In order to enable this feature for arbitrary return values, alkymi uses a combination of JSON and files to describe the outputs of a bound function. Each Recipe instance will save its outputs (and checksums) to an .alkymi_cache directory in the current working directory 1.

By default, outputs are serialized into a JSON representation (see Serialization). For instance, a list of strings will be stored directly in the cache.json file inside the alkymi cache. However, it is often the case that complex objects can’t be serialized directly to JSON. To work around this, alkymi applies special handling whenever it encounters a complex object (e.g. a numpy.ndarray). Such complex objects are serialized to files inside alkymi’s cache, and then referenced in the JSON document using a simple string-token scheme 2. This allows the matching deserialization code to read the complex object back from the associated file.
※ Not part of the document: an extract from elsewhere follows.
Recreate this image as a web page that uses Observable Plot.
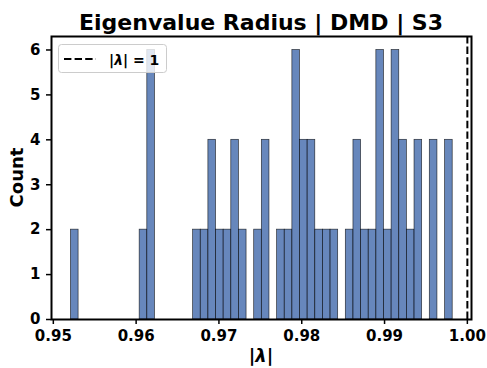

By combining the file and JSON representations, alkymi is able to support nested and complex types, such as lists and dictionaries with numpy arrays as keys. It should be noted that alkymi’s cache is meant to be a private implementation, and might change at some point in the future (e.g. to a database).

Warning

Alkymi does not yet support cleaning up the cache (e.g. removing dangling data files), but support is planned for a future release.

Lazy Deserialization

When loading data from the cache, alkymi will initially only read the data stored in the JSON document. If a complex value has been stored in a separate cache file, that file will only be read when the value is actually requested. This means that checking the status of an alkymi pipeline can be done without loading expensive data (such as images) from disk, relying only on checksums and alkymi’s cache.

1

The location of the cache directory can be set using the AlkymiConfig singleton, see Configuration.

2

This scheme is likely to change to something less brittle in the future.